Monday, March 16, 2009

Champurado

I hear many people allude to globalization emerging with the advent of technology. With the invention of Internet and computers, people are connected with each other around the globe and able to share information, objects, emotions, and food. In the United States, when it comes to food, it is as if only recently has many Americans expanded their taste palate. Fifteen years ago when I arrived in California, Mexican food means burrito from Taco Bell, Chinese food equals fried rice, Filipino food is adobo and only a few have tasted Indian food. There were few Filipino markets in Bay Area selling staple food such as rice, fish, sinigang mix in a sachet. In those stores, it was not difficult to find sticky rice or malagkit na bigas. For this reason, champurado has always been in my kitchen in California.
Champurado is a Filipino dessert that unfortunately was not originally developed in Philippines. I learn that we share champurado with Mexican foodies. I was driving one day in the pockets of Los Angeles and I saw a taqueria with a huge banner that says "hot champurado for breakfast served here." I was shook by surprise and I had to actually pull over as I was not wearing my glasses to make sure I read the sign correctly.
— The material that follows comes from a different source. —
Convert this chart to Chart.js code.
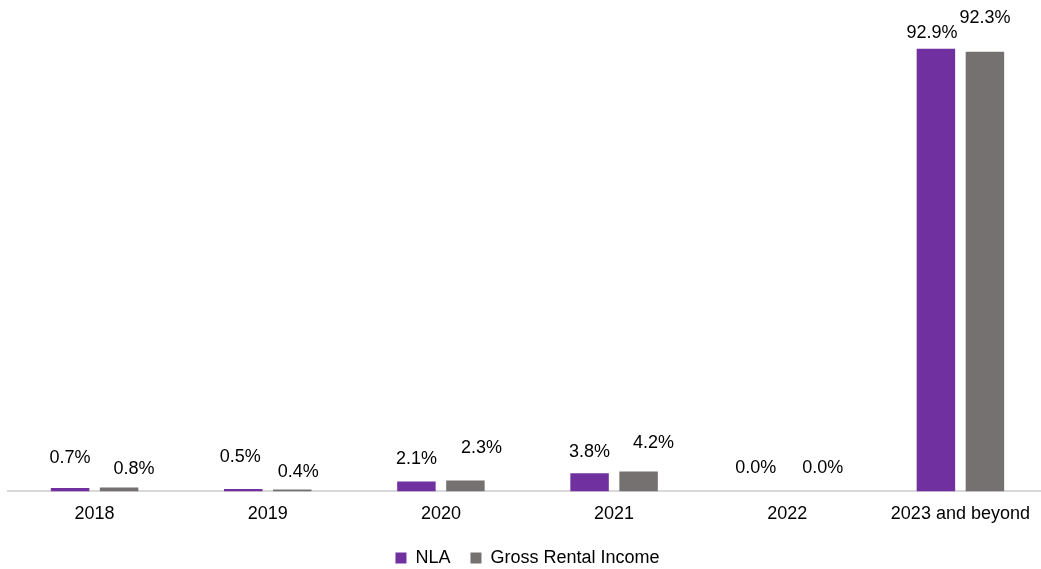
<!DOCTYPE html>
<html>
<head>
<meta charset="utf-8">
<script src="https://cdn.jsdelivr.net/npm/chart.js@4.4.1/dist/chart.umd.min.js"></script>
<style>
  html, body { margin: 0; padding: 0; background: #fff; overflow: hidden; }
  #wrap { width: 1047px; height: 577px; position: relative; }
</style>
</head>
<body>
<div id="wrap"><canvas id="c"></canvas></div>
<script>
const categories = ['2018', '2019', '2020', '2021', '2022', '2023 and beyond'];
const nlaValues = [0.7, 0.5, 2.1, 3.8, 0.0, 92.9];
const griValues = [0.8, 0.4, 2.3, 4.2, 0.0, 92.3];
const seriesNames = ['NLA', 'Gross Rental Income'];

// label offsets (dx, dy) relative to bar top, per dataset / point
const labelOffsets = [
  [[0,-30],[-3,-32],[0,-22],[0,-21],[-7,-23],[-4,-16]],
  [[15,-19],[6,-17],[16,-32],[15,-28],[11,-23],[0,-34]]
];

const valueLabels = {
  id: 'valueLabels',
  afterDatasetsDraw(chart) {
    const ctx = chart.ctx;
    ctx.save();
    ctx.font = '18px "Liberation Sans", Arial, sans-serif';
    ctx.fillStyle = '#000000';
    ctx.textAlign = 'center';
    ctx.textBaseline = 'middle';
    chart.data.datasets.forEach((ds, di) => {
      const meta = chart.getDatasetMeta(di);
      meta.data.forEach((el, i) => {
        const off = labelOffsets[di][i];
        ctx.fillText(ds.data[i].toFixed(1) + '%', el.x + off[0], el.y + off[1]);
      });
    });
    ctx.restore();
  }
};

new Chart(document.getElementById('c'), {
  type: 'bar',
  data: {
    labels: categories,
    datasets: [
      { label: seriesNames[0], data: nlaValues, backgroundColor: '#7030A0',
        categoryPercentage: 0.566, barPercentage: 0.785 },
      { label: seriesNames[1], data: griValues, backgroundColor: '#767171',
        categoryPercentage: 0.566, barPercentage: 0.785 }
    ]
  },
  options: {
    responsive: true,
    maintainAspectRatio: false,
    animation: false,
    layout: { padding: { left: 8, right: 0, top: 15, bottom: 0 } },
    plugins: {
      legend: {
        position: 'bottom',
        labels: {
          boxWidth: 11, boxHeight: 11, padding: 20,
          color: '#000000',
          font: { family: '"Liberation Sans", Arial, sans-serif', size: 18 }
        }
      },
      tooltip: { enabled: false }
    },
    scales: {
      x: {
        grid: { display: false },
        border: { display: true, color: '#d9d9d9', width: 2 },
        ticks: {
          padding: 4, color: '#000000',
          font: { family: '"Liberation Sans", Arial, sans-serif', size: 18 }
        }
      },
      y: {
        display: false,
        min: 0, max: 100
      }
    }
  },
  plugins: [valueLabels]
});
</script>
</body>
</html>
It turned out that I did not misread. By gullie, I was disappointed to find that champurado is not authentically Filipino. Though I could not trace back to the beginnings of champurado, I know that somewhere along Spanish colonization, Arab, Chinese, India, Malay migration, and Japanese invasion, champurado arrived in Philippines as a dessert/breakfast. This leads me to another question: Who said globalization just started? Globalization started a long time ago. Philippines and champurado are a manifestation of globalization that existed hundred of years ago. Although computers were not existent, many people from different nations have arrived in Philippines to trade goods in a fashion modernly stated as "up rise of globalization." With them, they brought champurado--sticky rice cooked in water with dutch processed cocoa powder, sugar, and milk. A modern version of champurado included in my recipe has 1 tsp of vanilla and cinnamon for dusting. In my short trip in Los Angeles, I learn that champurado is not originally Filipino and I learn to share what I thought was originally mine as a Filipino with other cultures who have brought champurado hundred of years ago in Philippines.

1 shared:

Mark

Yes, our Mexican brothers make champurrado, and it is "Mexican," but our champurado is Filipino, it is definitely Filipino. I don't know if you actually tasted the champurrado of the Mexicans, but it is not made with rice, but rather with corn, ground corn, that is soaked and treated with lime, and then ground- the same corn preparation that would eventually turn into tamales (of which we in the Philippines have our own form as well), and also the tortilla de maiz. As for the dutch process cocoa, both Mexicans and Filipinos tradtionally do not use the dutch process which removes much of the fat from the cocoa mass. Mexicans and Filipinos both grind the whole bean, which is first roasted and then ground on a warmed grinder made of stone. This produces a much different flavor of chocolate than the dutch process. Colonization did force the Philippines, as it did Mexico, into a globalized economy, and in that experience we not only had an exchange of goods, namely food (did you know that in some of the Pacific states of Mexico there are recipes for ginitaan- something that definitely originated in the Philippines, but in its Mexican manifestation it would be unrecognizeable given the addition of local dried chilies and other spices, along with the coconut milk), but also an exchange of people, like my family, some of whom came originally from Mexico centuries ago but are now Filipino. The champurrado that we Filipinos grew up and remember so fondly really is Filipino. I agree that it is not originally "Filipino" but through the years and through the hands of those who have been born and raised in our islands, it has become Filipino.